TASK OBJECTIVE: Line by line, repeat the data below exactly, beginning at the first line and ending at the line with "from fractions import Fraction". Omit pictures.

"""

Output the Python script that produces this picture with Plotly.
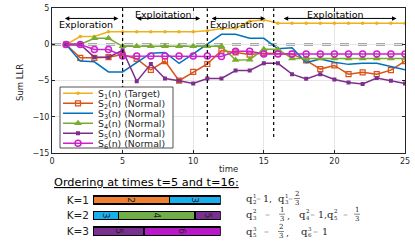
import plotly.graph_objects as go
from fractions import Fraction

# ---------------- data ----------------
time = list(range(1, 26))
S1 = [0, 1.1, 1.1, 1.75, 1.75, 1.75, 1.75, 1.75, 1.75, 1.75, 1.9, 2.2, 2.25, 3.2, 3.4,
      2.95, 2.95, 2.95, 2.95, 2.95, 2.95, 2.95, 2.95, 2.95, 2.95]
S2 = [0, -1.85, -1.85, -1.75, -1.4, -2.0, -3.5, -2.3, -5.0, -3.8, -2.7, -0.85, -1.1, -1.4, -1.2,
      -1.3, -1.3, -2.2, -3.4, -2.9, -4.1, -3.85, -4.1, -3.55, -2.3]
S3 = [0, -2.3, -2.4, -3.8, -3.8, -2.5, -1.2, -1.1, -2.6, -1.3, 0.0, 1.4, 1.4, 0.85, 0.85,
      -0.6, -0.45, -2.5, -2.0, -2.45, -2.75, -2.6, -2.6, -3.1, -3.5]
S4 = [0, 0, 0.85, 0.85, -0.25, -0.25, -0.25, -0.25, -0.25, -0.25, -0.25, -0.25, -2.15, -2.1, -0.65,
      -0.65, -1.95, -1.95, -1.95, -1.95, -1.95, -1.95, -1.95, -1.95, -1.95]
S5 = [0, 0, -1.75, -1.75, -0.8, -5.1, -2.7, -4.7, -5.0, -5.4, -4.7, -4.7, -3.6, -3.6, -2.6,
      -2.6, -4.1, -4.75, -4.1, -4.85, -5.25, -5.45, -4.65, -5.0, -5.4]
S6 = [0, 0, -0.7, -0.7, -1.6, -1.6, -1.6, -1.6, -1.6, -1.6, -1.6, -1.65, -0.95, -0.95, -1.3,
      -1.3, -1.3, -1.3, -1.3, -1.3, -1.3, -1.3, -1.3, -1.3, -1.3]
series = [S1, S2, S3, S4, S5, S6]
series_names = ["S<sub>1</sub>(n) (Target)", "S<sub>2</sub>(n) (Normal)", "S<sub>3</sub>(n) (Normal)",
                "S<sub>4</sub>(n) (Normal)", "S<sub>5</sub>(n) (Normal)", "S<sub>6</sub>(n) (Normal)"]

phase_bounds = [5, 11, 15.7]
phase_labels = ["Exploration", "Exploitation", "Exploration", "Exploitation"]
phase_from = [0.8, 5.9, 11.2, 16.3]
phase_to = [4.7, 10.5, 15.1, 24.4]
phase_label_t = [2.4, 7.9, 13.1, 20.1]

x_ticks = [0, 5, 10, 15, 20, 25]
y_ticks = [-15, -10, -5, 0, 5]

K_labels = ["K=1", "K=2", "K=3"]
order_sensors = [[2, 3], [3, 4, 5], [5, 6]]
q_values = [[Fraction(1), Fraction(2, 3)],
            [Fraction(1, 3), Fraction(1), Fraction(1, 3)],
            [Fraction(2, 3), Fraction(1)]]

# ---------------- styles ----------------
W, H = 415, 242
def px(x): return x / W
def py(y): return 1 - y / H

line_colors = ["#EDB120", "#D95319", "#0072BD", "#77AC30", "#7E2F8E", "#CC22CC"]
markers = [dict(symbol="circle", size=3.5),
           dict(symbol="square-open", size=5, line=dict(width=1.2)),
           None,
           dict(symbol="triangle-up", size=7),
           dict(symbol="square", size=4),
           dict(symbol="circle-open", size=6, line=dict(width=1.5))]
bar_colors = {2: "#EE8030", 3: "#16B0EE", 4: "#70AD47", 5: "#7A3090", 6: "#B818C8"}
ink = "#262626"
sans = "DejaVu Sans"
serif = "DejaVu Serif"

fig = go.Figure()

legend_names = ["legend"] + ["legend%d" % i for i in range(2, 7)]
for i, (ys, nm) in enumerate(zip(series, series_names)):
    mk = markers[i]
    tr = dict(x=time, y=ys, name=nm, line=dict(color=line_colors[i], width=1.5),
              legend=legend_names[i], xaxis="x", yaxis="y")
    if mk is None:
        tr["mode"] = "lines"
    else:
        m = dict(mk)
        m["color"] = line_colors[i]
        if "line" in m:
            m["line"] = dict(m["line"], color=line_colors[i])
        tr["mode"] = "lines+markers"
        tr["marker"] = m
    fig.add_trace(go.Scatter(**tr))

# ordering bars (stacked, widths proportional to q)
max_seg = max(len(r) for r in order_sensors)
for j in range(max_seg):
    xs, txt, cols = [], [], []
    for r, qs in zip(order_sensors, q_values):
        tot = sum(qs)
        if j < len(r):
            xs.append(float(qs[j] / tot)); txt.append(str(r[j])); cols.append(bar_colors[r[j]])
        else:
            xs.append(None); txt.append(""); cols.append("white")
    fig.add_trace(go.Bar(x=xs, y=K_labels, orientation="h", text=txt, textposition="inside",
                         insidetextanchor="middle", constraintext="none",
                         textfont=dict(family=sans, size=9, color="#222"),
                         marker=dict(color=cols, line=dict(color="black", width=1.5)),
                         showlegend=False, xaxis="x2", yaxis="y2", hoverinfo="skip"))

shapes = []
shapes.append(dict(type="line", xref="x", yref="y", x0=0, x1=25, y0=0, y1=0,
                   line=dict(color="#555555", width=2, dash="dash"), layer="below"))
for b in phase_bounds:
    shapes.append(dict(type="line", xref="x", yref="y", x0=b, x1=b, y0=-12.8, y1=5,
                       line=dict(color="black", width=1.2, dash="dot"), layer="above"))
shapes.append(dict(type="rect", xref="paper", yref="paper", x0=px(60), x1=px(173), y0=py(148), y1=py(87),
                   fillcolor="white", line=dict(color=ink, width=0.8), layer="above"))

ann = []
arrow_y = 3.6
for lab, a, b, lt in zip(phase_labels, phase_from, phase_to, phase_label_t):
    ann.append(dict(xref="x", yref="y", axref="x", ayref="y", x=b, y=arrow_y, ax=a, ay=arrow_y,
                    text="", showarrow=True, arrowside="end+start", arrowhead=2, arrowsize=0.9,
                    arrowwidth=1, arrowcolor="black", standoff=0, startstandoff=0))
    ly = 2.8 if lab == "Exploration" else 4.1
    ann.append(dict(xref="x", yref="y", x=lt, y=ly, text=lab, showarrow=False,
                    xanchor="center", yanchor="middle",
                    font=dict(family=sans, size=9.5, color="black")))


def ptext(x, y, text, size, family=sans, color=ink, xanchor="center", **kw):
    d = dict(xref="paper", yref="paper", x=px(x), y=py(y), text=text, showarrow=False,
             xanchor=xanchor, yanchor="middle", borderpad=0,
             font=dict(family=family, size=size, color=color))
    d.update(kw)
    return d


ann.append(ptext(20, 83, "Sum LLR", 8.5, textangle=-90))
ann.append(ptext(228, 169, "time", 8.5))
ann.append(ptext(146, 182, "<u>Ordering at times t=5 and t=16:</u>", 11.3, color="black"))

# q expressions next to the bars
row_y = [198.5, 214.2, 231.5]
term_x = [[245, 277], [245, 298, 326], [245, 300]]
value_x = [[262, 294], [279, 317, 354], [278, 321]]
qc = "#222"
for k, (r, qs) in enumerate(zip(order_sensors, q_values)):
    yc = row_y[k]
    for j, (s, q) in enumerate(zip(r, qs)):
        tx, vx = term_x[k][j], value_x[k][j]
        last = j == len(r) - 1
        ann.append(ptext(tx, yc, "q", 10, family=serif, color=qc, xanchor="left"))
        ann.append(ptext(tx + 6.5, yc - 3, str(k + 1), 5.5, family=serif, color=qc, xanchor="left"))
        ann.append(ptext(tx + 6.5, yc + 3.5, str(s), 5.5, family=serif, color=qc, xanchor="left"))
        ann.append(ptext((tx + 10.5 + vx) / 2, yc, "=", 6, family=serif, color="#b5b5b5"))
        if q.denominator == 1:
            ann.append(ptext(vx, yc, str(q.numerator) + ("" if last else ","), 9.5,
                             family=serif, color=qc, xanchor="left"))
        else:
            ann.append(ptext(vx + 3, yc - 4.5, str(q.numerator), 7, family=serif, color=qc))
            ann.append(ptext(vx + 3, yc + 4.5, str(q.denominator), 7, family=serif, color=qc))
            shapes.append(dict(type="line", xref="paper", yref="paper", x0=px(vx), x1=px(vx + 6),
                               y0=py(yc), y1=py(yc), line=dict(color="#555", width=0.7)))
            if not last:
                ann.append(ptext(vx + 7, yc + 1, ",", 9.5, family=serif, color=qc, xanchor="left"))

legends = {}
for i, ln in enumerate(legend_names):
    legends[ln] = dict(x=px(58), y=py(78.8 + 10 * i), xanchor="left", yanchor="top",
                       bgcolor="rgba(0,0,0,0)", borderwidth=0, itemwidth=30,
                       font=dict(family=sans, size=9.3, color=ink))

axis_common = dict(ticks="inside", ticklen=3, tickcolor=ink, showline=True, linecolor=ink, linewidth=1,
                   mirror="ticks", showgrid=True, gridcolor="#e6e6e6", zeroline=False,
                   showticklabels=True, ticklabeloverflow="allow", automargin=False,
                   tickfont=dict(family=sans, size=8, color=ink))

fig.update_layout(
    width=W, height=H, margin=dict(l=0, r=0, t=0, b=0),
    paper_bgcolor="white", plot_bgcolor="white",
    barmode="stack", bargap=0.48,
    xaxis=dict(domain=[px(52), px(405)], range=[0, 25], tickvals=x_ticks, anchor="y", **axis_common),
    yaxis=dict(domain=[py(153), py(8.3)], range=[-15, 5], tickvals=y_ticks, anchor="x", **axis_common),
    xaxis2=dict(domain=[px(93), px(220.7)], range=[0, 1], visible=False, anchor="y2", fixedrange=True),
    yaxis2=dict(domain=[py(239), py(192.2)], type="category", categoryorder="array", categoryarray=K_labels,
                autorange="reversed", showgrid=False, showline=False, zeroline=False, ticks="",
                ticklabelstandoff=3, anchor="x2", automargin=False,
                tickfont=dict(family=sans, size=10.5, color="#222")),
    shapes=shapes, annotations=ann,
    **legends,
)

fig.write_html("out.html", config={"displayModeBar": False, "staticPlot": True},
               post_script="document.body.style.margin='0px';document.body.style.overflow='hidden';")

"""

CORRECT RESULT:
Output the Python script that produces this picture with Plotly.
import plotly.graph_objects as go
from fractions import Fraction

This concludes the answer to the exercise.